Chromosomes: agents of history and destiny

normal male karyotype

There are thought to be about 40,000 genes in a kind of genetic soup in the nucleus of each human cell. Genes control everything, and they all interact. Some genes serve to inhibit, suppress, or repress the actions of other genes, and other try to identify and repair genetic and metabolic errors. There are factors that activate or hide genes, and there are genes that change the speed or liklihood of specific chemical interactions.

 

Making a healthy little person is an amazingly complex process!

Before cells can divide, genes come together into 23 couples - chromosome pairs. The DNA sequences comprising genes always go to the same location of a particular chromosome, which for convenience are numbered from biggest (1 - most genetic material) to to smallest (22) plus the sex chromosomes (XX female, XY male). Eggs (ova) from Mom and sperm from Dad are special cells that contain a single set of 23 chromosomes. Conception completes the chromosome set and cell replication and differentiation begins: chromosome pairs separate and move to opposite sides of the nucleus, the entire cell divides into two new cells. iThe process repeats. As moe and more cells accumulate, genes in each region turn on or off, which is how individual organs and tissues form, eventhough each cell has the same genetic chromosome set.

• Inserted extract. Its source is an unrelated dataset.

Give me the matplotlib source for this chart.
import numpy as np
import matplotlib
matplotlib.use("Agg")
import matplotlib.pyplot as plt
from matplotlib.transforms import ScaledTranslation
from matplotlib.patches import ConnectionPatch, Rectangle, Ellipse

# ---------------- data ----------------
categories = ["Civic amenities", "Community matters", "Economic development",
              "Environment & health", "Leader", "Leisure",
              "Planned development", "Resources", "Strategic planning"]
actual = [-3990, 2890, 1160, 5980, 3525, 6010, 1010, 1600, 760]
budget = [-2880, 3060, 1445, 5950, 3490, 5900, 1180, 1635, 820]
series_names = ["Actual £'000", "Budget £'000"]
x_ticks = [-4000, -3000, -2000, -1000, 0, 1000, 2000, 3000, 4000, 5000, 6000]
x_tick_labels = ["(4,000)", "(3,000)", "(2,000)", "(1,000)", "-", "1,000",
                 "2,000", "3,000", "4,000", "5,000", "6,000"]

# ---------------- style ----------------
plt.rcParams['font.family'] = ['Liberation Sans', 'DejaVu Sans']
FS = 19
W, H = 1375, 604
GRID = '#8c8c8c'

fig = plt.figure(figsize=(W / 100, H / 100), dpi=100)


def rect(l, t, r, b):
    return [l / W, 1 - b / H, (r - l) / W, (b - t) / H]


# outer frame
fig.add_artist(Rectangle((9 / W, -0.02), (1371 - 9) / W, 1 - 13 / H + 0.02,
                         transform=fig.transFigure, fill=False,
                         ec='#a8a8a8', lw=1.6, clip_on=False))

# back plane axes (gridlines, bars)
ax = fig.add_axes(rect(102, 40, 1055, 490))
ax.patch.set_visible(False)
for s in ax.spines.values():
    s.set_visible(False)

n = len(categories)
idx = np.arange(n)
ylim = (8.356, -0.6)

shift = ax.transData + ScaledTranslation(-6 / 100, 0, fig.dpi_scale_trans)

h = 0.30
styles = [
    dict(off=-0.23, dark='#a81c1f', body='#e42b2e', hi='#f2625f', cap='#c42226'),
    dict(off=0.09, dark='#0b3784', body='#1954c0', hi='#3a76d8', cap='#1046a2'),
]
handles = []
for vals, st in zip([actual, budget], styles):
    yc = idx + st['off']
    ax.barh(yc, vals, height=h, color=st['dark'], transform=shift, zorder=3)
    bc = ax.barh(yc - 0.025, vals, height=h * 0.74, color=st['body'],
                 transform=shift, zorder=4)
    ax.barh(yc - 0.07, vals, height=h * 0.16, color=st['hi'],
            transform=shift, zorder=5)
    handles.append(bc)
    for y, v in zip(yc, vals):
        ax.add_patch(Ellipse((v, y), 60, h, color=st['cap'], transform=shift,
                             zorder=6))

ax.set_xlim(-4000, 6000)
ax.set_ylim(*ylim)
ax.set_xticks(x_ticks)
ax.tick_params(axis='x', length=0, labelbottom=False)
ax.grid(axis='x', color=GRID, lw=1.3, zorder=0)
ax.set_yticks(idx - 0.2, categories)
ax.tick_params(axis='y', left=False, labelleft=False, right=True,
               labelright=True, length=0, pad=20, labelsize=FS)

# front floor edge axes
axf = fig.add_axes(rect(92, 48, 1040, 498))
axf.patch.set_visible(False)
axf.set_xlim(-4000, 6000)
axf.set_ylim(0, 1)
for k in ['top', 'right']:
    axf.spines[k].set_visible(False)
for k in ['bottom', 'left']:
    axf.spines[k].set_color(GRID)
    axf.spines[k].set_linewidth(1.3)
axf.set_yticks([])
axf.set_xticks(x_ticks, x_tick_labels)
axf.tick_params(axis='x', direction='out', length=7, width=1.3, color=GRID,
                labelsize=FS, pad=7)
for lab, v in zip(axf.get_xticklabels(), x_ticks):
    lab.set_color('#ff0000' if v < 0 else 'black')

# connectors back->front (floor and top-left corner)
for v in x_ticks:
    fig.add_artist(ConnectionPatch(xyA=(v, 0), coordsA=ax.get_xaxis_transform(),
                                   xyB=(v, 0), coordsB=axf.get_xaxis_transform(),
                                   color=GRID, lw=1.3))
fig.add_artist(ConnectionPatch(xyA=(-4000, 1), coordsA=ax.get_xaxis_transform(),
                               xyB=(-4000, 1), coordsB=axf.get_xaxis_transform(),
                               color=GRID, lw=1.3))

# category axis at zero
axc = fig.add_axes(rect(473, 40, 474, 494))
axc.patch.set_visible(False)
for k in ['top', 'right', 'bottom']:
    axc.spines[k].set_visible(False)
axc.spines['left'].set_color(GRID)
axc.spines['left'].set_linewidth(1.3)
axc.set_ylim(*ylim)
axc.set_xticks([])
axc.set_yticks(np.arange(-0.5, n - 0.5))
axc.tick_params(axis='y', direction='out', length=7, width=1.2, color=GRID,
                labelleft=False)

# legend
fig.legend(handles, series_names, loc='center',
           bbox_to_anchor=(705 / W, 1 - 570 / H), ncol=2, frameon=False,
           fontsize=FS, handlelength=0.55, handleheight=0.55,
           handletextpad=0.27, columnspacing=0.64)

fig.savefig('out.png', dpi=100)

great imaging underlies effective prenatal evaluation

If a pair of chromosomes do not separate cleanly then, after division, one cell will have too many chromosomes, and the other will have too few. When the problem happens during the first few cell divisions, the essentially all of the cells of the embryo will be abnormal. When the problem happens after many cell divisions, then only a portion of the cells of the mbryo will be abnormal. This is referred to as a "mosaic", and the clinical severity of the problem may be less. Examples of these commonly occurring problems of chromosome number are Down's Syndrome (extra chromosome or 'trisomy' #21) and Turner's Syndrome (sinngle or 'monosomy' X). 'Karyotyping' is the name for the microscopic technique that identifies each chromosome in a cell. By looking at the band pattern of chromosomes, additional problems can be identified in which there has been a or rearrangement of gene sequences.